Escrita y dirigida por Celia Rico Clavellino, Viaje al cuarto de una madre es un drama intimista protagonizado por Lola Dueñas y Anna Castillo como madre e hija.
La ópera prima de Celia Rico Clavellino se sucede, casi en su totalidad, dentro de la casa donde viven madre e hija. Aunque hay un tercer huésped que es el padre ausente, fallecido no sabemos hace cuánto, no sabemos cómo, pero cuya presencia se intensifica cada vez que suena su celular y piden hablar con el titular que ya no va a estar disponible.
Leonor es una muchacha joven que espera más de la vida que lo que ese lugar tiene para ofrecerle. Su madre, Estrella, es más conformista, se siente cómoda con sus rutinas y no entiende esa necesidad de salirse de un camino ya vislumbrado.
La primera parte de la película sigue más que nada a esa joven, en un trabajo que supo hacer su madre y a ella no le sale bien porque ni siquiera le interesa. En su necesidad de salir del cascarón, busca y encuentra una oportunidad para irse a Londres a cuidar unos niños y vivir en ese hogar familiar y así aprender a hablar inglés. Cuando vuela, nosotros nos quedamos con Estrella, con esa madre que se queda sola e intenta seguir la rutina, entre comidas y series. En esos momentos, Leonor aparecerá sólo a través de un mensaje por whatsapp o de una llamada telefónica.

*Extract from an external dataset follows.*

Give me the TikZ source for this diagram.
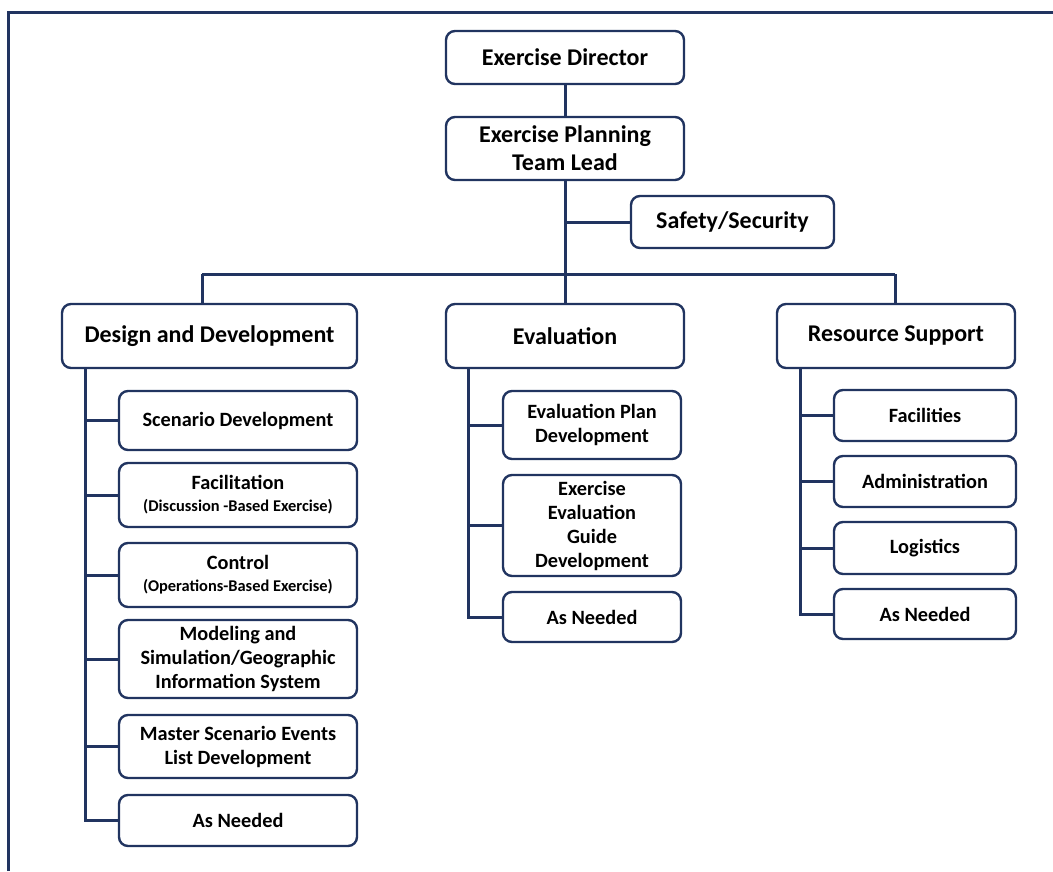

Clavellino apuesta a un registro intimista y su relato en un principio se percibe un poco frío. Pero cuando Estrella (una enorme Lola Dueñas) se queda sola, permite que el humor surja en momentos inesperados, siempre de una manera sutil y sin que éste se coma la película. Como aquella escena en que se las arregla para renovar la línea celular de su marido fallecido, incapaz de darla de baja como si aquello fuese el entierro final. De ese tono agridulce, cálido y amargo al mismo tiempo, está impregnada esta película.
La trama se va construyendo a sus tiempos, a través de detalles: como el modo en que se sientan a ver la serie, o la mesa y el sillón viejos donde se sucede gran parte de la vida en la casa. Eso permite que vayamos conociendo a sus protagonistas a través de la relación entre ellas en medio de esas cuatro paredes. Y en especial a través de lo que no se dicen, de lo que no hablan. Esa ausencia que, en algún momento, tendrá que crecer y ellas asimilarla para poder continuar.

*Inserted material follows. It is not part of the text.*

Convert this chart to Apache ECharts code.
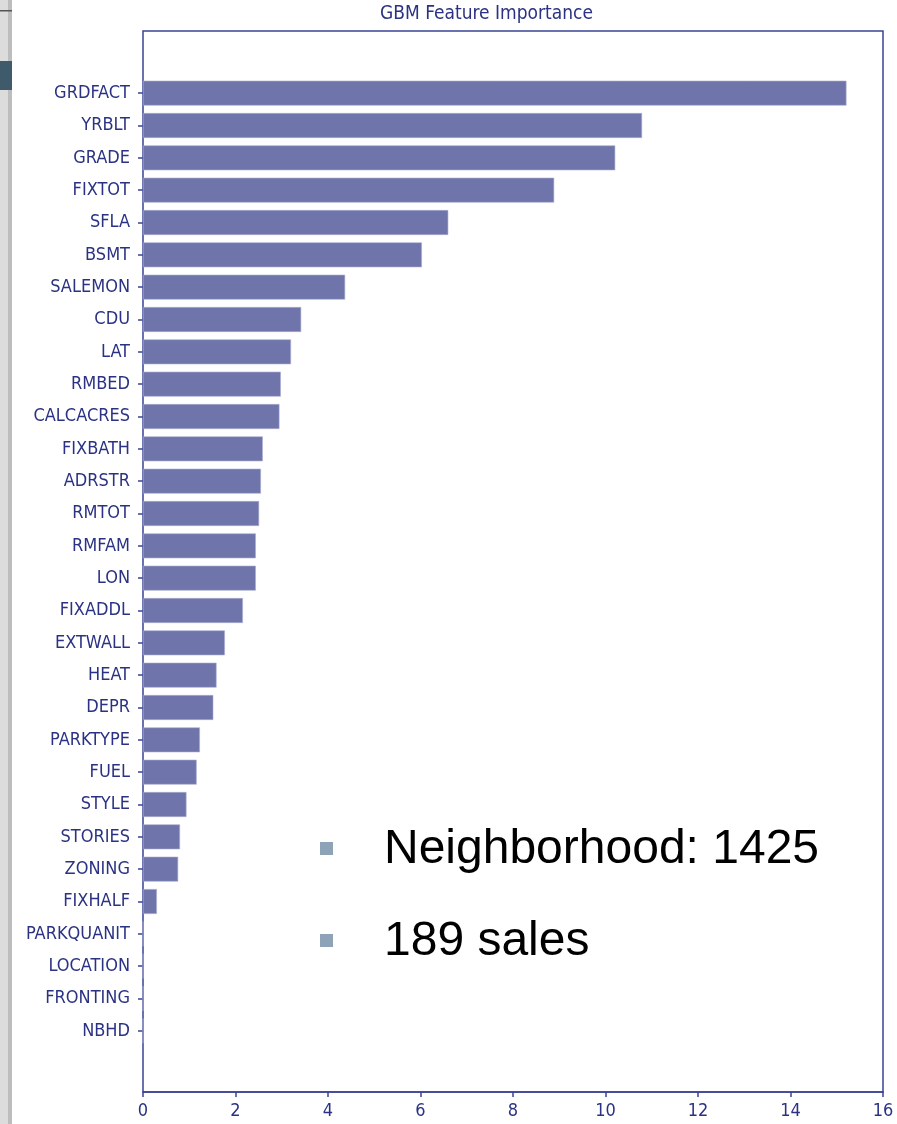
<!DOCTYPE html>
<html>
<head>
<meta charset="utf-8">
<script src="https://cdn.jsdelivr.net/npm/echarts@6/dist/echarts.min.js"></script>
<style>
  html, body { margin: 0; padding: 0; background: #fff; }
  #main { width: 897px; height: 1124px; }
</style>
</head>
<body>
<div id="main"></div>
<script>
// feature names, top to bottom
var features = ['GRDFACT', 'YRBLT', 'GRADE', 'FIXTOT', 'SFLA', 'BSMT', 'SALEMON', 'CDU', 'LAT', 'RMBED',
  'CALCACRES', 'FIXBATH', 'ADRSTR', 'RMTOT', 'RMFAM', 'LON', 'FIXADDL', 'EXTWALL', 'HEAT', 'DEPR',
  'PARKTYPE', 'FUEL', 'STYLE', 'STORIES', 'ZONING', 'FIXHALF', 'PARKQUANIT', 'LOCATION', 'FRONTING', 'NBHD']
var importance = [15.21, 10.79, 10.21, 8.89, 6.60, 6.03, 4.37, 3.42, 3.20, 2.98,
  2.95, 2.59, 2.55, 2.51, 2.44, 2.44, 2.16, 1.77, 1.59, 1.52,
  1.23, 1.16, 0.94, 0.80, 0.76, 0.30, 0, 0, 0, 0]
var xTicks = [0, 2, 4, 6, 8, 10, 12, 14, 16]
var notes = ['Neighborhood: 1425', '189 sales']

var axisColor = '#3a4395'
var textColor = '#2b3283'
var barColor = '#6f75aa'
var fontCond = '"DejaVu Sans Condensed", "Liberation Sans Narrow", "DejaVu Sans", sans-serif'

var chart = echarts.init(document.getElementById('main'))

var option = {
  animation: false,
  backgroundColor: '#fff',
  title: {
    text: 'GBM Feature Importance',
    left: 375,
    top: 0,
    textStyle: { fontFamily: fontCond, fontSize: 19, fontWeight: 'normal', color: textColor }
  },
  grid: [
    // frame
    { left: 143, right: 14, top: 31, bottom: 32, show: true, borderColor: axisColor, borderWidth: 1.5, backgroundColor: 'transparent' },
    // bars
    { left: 143, right: 14, top: 77, bottom: 77 }
  ],
  xAxis: [
    {
      gridIndex: 0,
      type: 'value',
      min: xTicks[0],
      max: xTicks[xTicks.length - 1],
      interval: 2,
      axisLine: { show: true, lineStyle: { color: axisColor, width: 1.5 } },
      axisTick: { show: true, length: 5, lineStyle: { color: axisColor, width: 1.5 } },
      axisLabel: { margin: 10, fontFamily: fontCond, fontSize: 18, color: textColor },
      splitLine: { show: false }
    },
    {
      gridIndex: 1,
      type: 'value',
      min: xTicks[0],
      max: xTicks[xTicks.length - 1],
      show: false
    }
  ],
  yAxis: [
    { gridIndex: 0, type: 'value', show: false },
    {
      gridIndex: 1,
      type: 'category',
      inverse: true,
      data: features,
      axisLine: { show: false },
      axisTick: { show: true, alignWithLabel: true, length: 5, lineStyle: { color: axisColor, width: 1.5 } },
      axisLabel: { margin: 13, fontFamily: fontCond, fontSize: 18, color: textColor }
    }
  ],
  series: [{
    type: 'bar',
    xAxisIndex: 1,
    yAxisIndex: 1,
    data: importance,
    barCategoryGap: '23%',
    itemStyle: { color: barColor, borderColor: '#a9acd0', borderWidth: 0.6 }
  }],
  graphic: [
    // screenshot edge on the left
    { type: 'rect', left: 0, top: 0, shape: { width: 8, height: 1124 }, style: { fill: '#dcdcdc' }, silent: true },
    { type: 'rect', left: 8, top: 0, shape: { width: 4, height: 1124 }, style: { fill: '#bdbdbd' }, silent: true },
    { type: 'rect', left: 0, top: 10, shape: { width: 12, height: 1.5 }, style: { fill: '#555' }, silent: true },
    { type: 'rect', left: 0, top: 61, shape: { width: 12, height: 29 }, style: { fill: '#3f5b6b' }, silent: true },
    // bullet notes
    { type: 'rect', left: 320, top: 842, shape: { width: 13, height: 13 }, style: { fill: '#8fa3b8' }, silent: true },
    { type: 'text', left: 384, top: 826, style: { text: notes[0], font: '48px "Liberation Sans", Arial, sans-serif', fill: '#000' }, silent: true },
    { type: 'rect', left: 320, top: 934, shape: { width: 13, height: 13 }, style: { fill: '#8fa3b8' }, silent: true },
    { type: 'text', left: 384, top: 918, style: { text: notes[1], font: '48px "Liberation Sans", Arial, sans-serif', fill: '#000' }, silent: true }
  ]
}

chart.setOption(option)
</script>
</body>
</html>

La fotografía es de Santiago Racaj, el mismo de Verano 1993, y más allá de que aquí casi toda la película sucede en interiores, logra plasmar esa misma sensación de naturalidad, aunque esté todo narrado a través de la rutina y la monotonía. Eso que se supone que no dice nada termina delineando a los personajes y la pequeña historia de superación, vivida desde dos generaciones distintas. Esto también es mérito del experimentado montajista Fernando Franco.
Viaje al cuarto de una madre es una película minimalista y honesta, que al mismo tiempo logra conmover sin artificios ni golpes bajos. Una buena ópera prima además, llevada adelante por dos grandes actuaciones femeninas que se entregan al naturalismo de la película.